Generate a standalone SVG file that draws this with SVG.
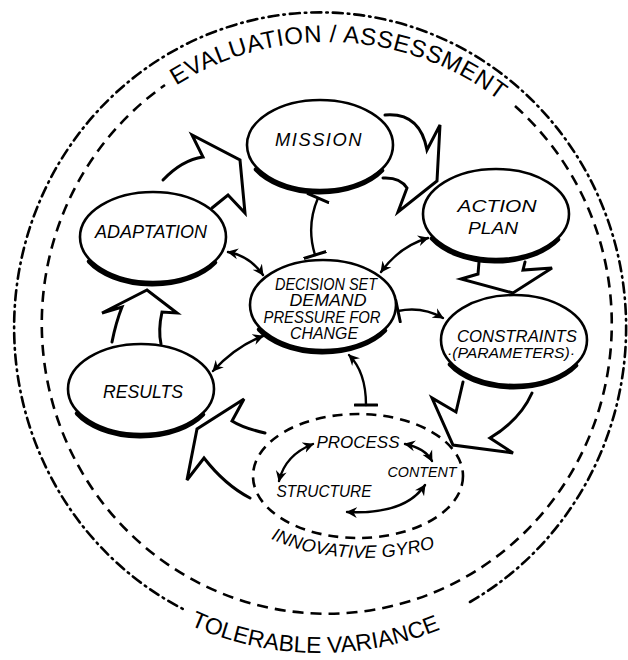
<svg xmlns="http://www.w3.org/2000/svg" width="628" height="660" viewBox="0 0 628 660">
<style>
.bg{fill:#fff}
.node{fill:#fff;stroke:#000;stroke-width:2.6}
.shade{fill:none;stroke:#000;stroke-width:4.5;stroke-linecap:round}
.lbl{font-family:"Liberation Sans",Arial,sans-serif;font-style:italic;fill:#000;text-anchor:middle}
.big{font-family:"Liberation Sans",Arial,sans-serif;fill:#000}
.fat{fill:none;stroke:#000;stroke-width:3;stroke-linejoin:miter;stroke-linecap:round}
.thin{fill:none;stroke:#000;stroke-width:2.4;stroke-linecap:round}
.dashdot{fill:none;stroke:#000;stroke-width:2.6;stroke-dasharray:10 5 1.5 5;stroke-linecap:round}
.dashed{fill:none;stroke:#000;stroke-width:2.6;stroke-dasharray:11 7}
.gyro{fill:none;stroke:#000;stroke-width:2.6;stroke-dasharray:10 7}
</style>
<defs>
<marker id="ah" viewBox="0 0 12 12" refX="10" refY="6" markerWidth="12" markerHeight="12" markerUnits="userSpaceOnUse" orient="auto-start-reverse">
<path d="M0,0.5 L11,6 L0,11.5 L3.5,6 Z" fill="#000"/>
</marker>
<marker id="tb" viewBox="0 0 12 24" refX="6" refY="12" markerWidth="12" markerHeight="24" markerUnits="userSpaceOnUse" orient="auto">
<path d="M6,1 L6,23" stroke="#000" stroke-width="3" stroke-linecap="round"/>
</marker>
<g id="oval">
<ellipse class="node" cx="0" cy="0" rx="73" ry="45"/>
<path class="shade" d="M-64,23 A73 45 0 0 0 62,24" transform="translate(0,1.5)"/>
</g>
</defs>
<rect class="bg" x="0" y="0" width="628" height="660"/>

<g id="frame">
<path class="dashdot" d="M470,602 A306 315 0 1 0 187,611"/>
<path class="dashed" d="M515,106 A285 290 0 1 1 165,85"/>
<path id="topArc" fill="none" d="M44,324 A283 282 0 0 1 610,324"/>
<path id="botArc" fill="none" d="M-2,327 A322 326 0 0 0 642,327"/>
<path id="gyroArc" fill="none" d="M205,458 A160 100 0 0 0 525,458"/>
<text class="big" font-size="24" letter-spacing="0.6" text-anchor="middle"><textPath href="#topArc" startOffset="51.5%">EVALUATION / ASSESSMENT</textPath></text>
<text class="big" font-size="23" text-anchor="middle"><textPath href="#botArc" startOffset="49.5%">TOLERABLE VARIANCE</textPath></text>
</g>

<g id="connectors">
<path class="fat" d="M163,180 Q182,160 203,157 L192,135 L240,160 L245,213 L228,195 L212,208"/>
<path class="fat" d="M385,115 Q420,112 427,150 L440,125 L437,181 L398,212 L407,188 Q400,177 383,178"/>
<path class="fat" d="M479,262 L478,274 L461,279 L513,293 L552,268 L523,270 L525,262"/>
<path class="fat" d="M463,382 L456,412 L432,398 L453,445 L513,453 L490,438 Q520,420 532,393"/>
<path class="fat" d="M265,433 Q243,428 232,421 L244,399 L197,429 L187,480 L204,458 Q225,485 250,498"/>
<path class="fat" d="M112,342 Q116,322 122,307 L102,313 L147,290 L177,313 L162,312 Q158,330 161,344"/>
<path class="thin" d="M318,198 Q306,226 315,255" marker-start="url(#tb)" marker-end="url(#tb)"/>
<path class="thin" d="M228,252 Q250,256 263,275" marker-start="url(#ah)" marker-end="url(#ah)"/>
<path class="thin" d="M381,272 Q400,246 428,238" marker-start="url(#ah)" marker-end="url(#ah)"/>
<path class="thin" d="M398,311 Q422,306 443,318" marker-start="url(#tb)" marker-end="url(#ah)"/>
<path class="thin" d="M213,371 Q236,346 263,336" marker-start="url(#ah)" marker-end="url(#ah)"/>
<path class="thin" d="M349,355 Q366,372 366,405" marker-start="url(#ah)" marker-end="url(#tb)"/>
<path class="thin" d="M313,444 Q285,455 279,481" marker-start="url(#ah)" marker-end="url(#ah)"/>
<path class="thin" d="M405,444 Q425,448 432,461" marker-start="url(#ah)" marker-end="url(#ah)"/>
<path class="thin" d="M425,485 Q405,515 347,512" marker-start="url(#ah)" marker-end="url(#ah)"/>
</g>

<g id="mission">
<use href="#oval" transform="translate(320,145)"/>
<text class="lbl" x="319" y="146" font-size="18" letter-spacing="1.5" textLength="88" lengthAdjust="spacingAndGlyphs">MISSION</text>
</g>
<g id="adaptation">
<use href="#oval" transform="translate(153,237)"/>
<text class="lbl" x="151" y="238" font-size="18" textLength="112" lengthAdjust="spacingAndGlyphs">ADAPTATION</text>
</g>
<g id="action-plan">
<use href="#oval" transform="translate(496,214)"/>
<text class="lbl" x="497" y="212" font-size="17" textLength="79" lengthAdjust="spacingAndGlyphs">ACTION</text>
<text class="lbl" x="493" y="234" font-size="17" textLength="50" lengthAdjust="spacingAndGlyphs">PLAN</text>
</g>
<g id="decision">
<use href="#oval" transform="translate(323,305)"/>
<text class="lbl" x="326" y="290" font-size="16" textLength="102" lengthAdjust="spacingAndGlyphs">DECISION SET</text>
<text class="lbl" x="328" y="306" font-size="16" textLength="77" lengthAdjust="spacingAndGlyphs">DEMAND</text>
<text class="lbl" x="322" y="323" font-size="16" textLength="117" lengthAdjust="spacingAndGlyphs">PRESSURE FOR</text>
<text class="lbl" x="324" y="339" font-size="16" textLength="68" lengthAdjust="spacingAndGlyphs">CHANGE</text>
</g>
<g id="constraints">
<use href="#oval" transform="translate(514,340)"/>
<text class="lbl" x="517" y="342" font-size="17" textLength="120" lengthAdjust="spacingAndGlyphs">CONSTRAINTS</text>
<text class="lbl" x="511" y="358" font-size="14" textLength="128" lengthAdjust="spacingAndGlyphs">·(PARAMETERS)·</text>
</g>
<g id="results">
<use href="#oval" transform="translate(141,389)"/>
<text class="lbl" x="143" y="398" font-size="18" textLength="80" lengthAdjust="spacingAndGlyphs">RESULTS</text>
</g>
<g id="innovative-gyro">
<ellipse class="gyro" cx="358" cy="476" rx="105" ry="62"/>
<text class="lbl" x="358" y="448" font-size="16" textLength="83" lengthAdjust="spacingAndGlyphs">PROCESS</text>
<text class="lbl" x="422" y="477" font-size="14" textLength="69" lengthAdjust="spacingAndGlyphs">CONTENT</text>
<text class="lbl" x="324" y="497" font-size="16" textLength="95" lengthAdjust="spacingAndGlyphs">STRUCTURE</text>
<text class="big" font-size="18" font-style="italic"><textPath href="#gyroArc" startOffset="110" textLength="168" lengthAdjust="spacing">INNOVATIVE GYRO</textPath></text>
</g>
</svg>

※

→ Task requirements:
Reproduce all of the data exactly, omitting each picture it holds.

→ Finished answer:
Generate a standalone SVG file that draws this with SVG.
<svg xmlns="http://www.w3.org/2000/svg" width="628" height="660" viewBox="0 0 628 660">
<style>
.bg{fill:#fff}
.node{fill:#fff;stroke:#000;stroke-width:2.6}
.shade{fill:none;stroke:#000;stroke-width:4.5;stroke-linecap:round}
.lbl{font-family:"Liberation Sans",Arial,sans-serif;font-style:italic;fill:#000;text-anchor:middle}
.big{font-family:"Liberation Sans",Arial,sans-serif;fill:#000}
.fat{fill:none;stroke:#000;stroke-width:3;stroke-linejoin:miter;stroke-linecap:round}
.thin{fill:none;stroke:#000;stroke-width:2.4;stroke-linecap:round}
.dashdot{fill:none;stroke:#000;stroke-width:2.6;stroke-dasharray:10 5 1.5 5;stroke-linecap:round}
.dashed{fill:none;stroke:#000;stroke-width:2.6;stroke-dasharray:11 7}
.gyro{fill:none;stroke:#000;stroke-width:2.6;stroke-dasharray:10 7}
</style>
<defs>
<marker id="ah" viewBox="0 0 12 12" refX="10" refY="6" markerWidth="12" markerHeight="12" markerUnits="userSpaceOnUse" orient="auto-start-reverse">
<path d="M0,0.5 L11,6 L0,11.5 L3.5,6 Z" fill="#000"/>
</marker>
<marker id="tb" viewBox="0 0 12 24" refX="6" refY="12" markerWidth="12" markerHeight="24" markerUnits="userSpaceOnUse" orient="auto">
<path d="M6,1 L6,23" stroke="#000" stroke-width="3" stroke-linecap="round"/>
</marker>
<g id="oval">
<ellipse class="node" cx="0" cy="0" rx="73" ry="45"/>
<path class="shade" d="M-64,23 A73 45 0 0 0 62,24" transform="translate(0,1.5)"/>
</g>
</defs>
<rect class="bg" x="0" y="0" width="628" height="660"/>

<g id="frame">
<path class="dashdot" d="M470,602 A306 315 0 1 0 187,611"/>
<path class="dashed" d="M515,106 A285 290 0 1 1 165,85"/>
<path id="topArc" fill="none" d="M44,324 A283 282 0 0 1 610,324"/>
<path id="botArc" fill="none" d="M-2,327 A322 326 0 0 0 642,327"/>
<path id="gyroArc" fill="none" d="M205,458 A160 100 0 0 0 525,458"/>
<text class="big" font-size="24" letter-spacing="0.6" text-anchor="middle"><textPath href="#topArc" startOffset="51.5%">EVALUATION / ASSESSMENT</textPath></text>
<text class="big" font-size="23" text-anchor="middle"><textPath href="#botArc" startOffset="49.5%">TOLERABLE VARIANCE</textPath></text>
</g>

<g id="connectors">
<path class="fat" d="M163,180 Q182,160 203,157 L192,135 L240,160 L245,213 L228,195 L212,208"/>
<path class="fat" d="M385,115 Q420,112 427,150 L440,125 L437,181 L398,212 L407,188 Q400,177 383,178"/>
<path class="fat" d="M479,262 L478,274 L461,279 L513,293 L552,268 L523,270 L525,262"/>
<path class="fat" d="M463,382 L456,412 L432,398 L453,445 L513,453 L490,438 Q520,420 532,393"/>
<path class="fat" d="M265,433 Q243,428 232,421 L244,399 L197,429 L187,480 L204,458 Q225,485 250,498"/>
<path class="fat" d="M112,342 Q116,322 122,307 L102,313 L147,290 L177,313 L162,312 Q158,330 161,344"/>
<path class="thin" d="M318,198 Q306,226 315,255" marker-start="url(#tb)" marker-end="url(#tb)"/>
<path class="thin" d="M228,252 Q250,256 263,275" marker-start="url(#ah)" marker-end="url(#ah)"/>
<path class="thin" d="M381,272 Q400,246 428,238" marker-start="url(#ah)" marker-end="url(#ah)"/>
<path class="thin" d="M398,311 Q422,306 443,318" marker-start="url(#tb)" marker-end="url(#ah)"/>
<path class="thin" d="M213,371 Q236,346 263,336" marker-start="url(#ah)" marker-end="url(#ah)"/>
<path class="thin" d="M349,355 Q366,372 366,405" marker-start="url(#ah)" marker-end="url(#tb)"/>
<path class="thin" d="M313,444 Q285,455 279,481" marker-start="url(#ah)" marker-end="url(#ah)"/>
<path class="thin" d="M405,444 Q425,448 432,461" marker-start="url(#ah)" marker-end="url(#ah)"/>
<path class="thin" d="M425,485 Q405,515 347,512" marker-start="url(#ah)" marker-end="url(#ah)"/>
</g>

<g id="mission">
<use href="#oval" transform="translate(320,145)"/>
<text class="lbl" x="319" y="146" font-size="18" letter-spacing="1.5" textLength="88" lengthAdjust="spacingAndGlyphs">MISSION</text>
</g>
<g id="adaptation">
<use href="#oval" transform="translate(153,237)"/>
<text class="lbl" x="151" y="238" font-size="18" textLength="112" lengthAdjust="spacingAndGlyphs">ADAPTATION</text>
</g>
<g id="action-plan">
<use href="#oval" transform="translate(496,214)"/>
<text class="lbl" x="497" y="212" font-size="17" textLength="79" lengthAdjust="spacingAndGlyphs">ACTION</text>
<text class="lbl" x="493" y="234" font-size="17" textLength="50" lengthAdjust="spacingAndGlyphs">PLAN</text>
</g>
<g id="decision">
<use href="#oval" transform="translate(323,305)"/>
<text class="lbl" x="326" y="290" font-size="16" textLength="102" lengthAdjust="spacingAndGlyphs">DECISION SET</text>
<text class="lbl" x="328" y="306" font-size="16" textLength="77" lengthAdjust="spacingAndGlyphs">DEMAND</text>
<text class="lbl" x="322" y="323" font-size="16" textLength="117" lengthAdjust="spacingAndGlyphs">PRESSURE FOR</text>
<text class="lbl" x="324" y="339" font-size="16" textLength="68" lengthAdjust="spacingAndGlyphs">CHANGE</text>
</g>
<g id="constraints">
<use href="#oval" transform="translate(514,340)"/>
<text class="lbl" x="517" y="342" font-size="17" textLength="120" lengthAdjust="spacingAndGlyphs">CONSTRAINTS</text>
<text class="lbl" x="511" y="358" font-size="14" textLength="128" lengthAdjust="spacingAndGlyphs">·(PARAMETERS)·</text>
</g>
<g id="results">
<use href="#oval" transform="translate(141,389)"/>
<text class="lbl" x="143" y="398" font-size="18" textLength="80" lengthAdjust="spacingAndGlyphs">RESULTS</text>
</g>
<g id="innovative-gyro">
<ellipse class="gyro" cx="358" cy="476" rx="105" ry="62"/>
<text class="lbl" x="358" y="448" font-size="16" textLength="83" lengthAdjust="spacingAndGlyphs">PROCESS</text>
<text class="lbl" x="422" y="477" font-size="14" textLength="69" lengthAdjust="spacingAndGlyphs">CONTENT</text>
<text class="lbl" x="324" y="497" font-size="16" textLength="95" lengthAdjust="spacingAndGlyphs">STRUCTURE</text>
<text class="big" font-size="18" font-style="italic"><textPath href="#gyroArc" startOffset="110" textLength="168" lengthAdjust="spacing">INNOVATIVE GYRO</textPath></text>
</g>
</svg>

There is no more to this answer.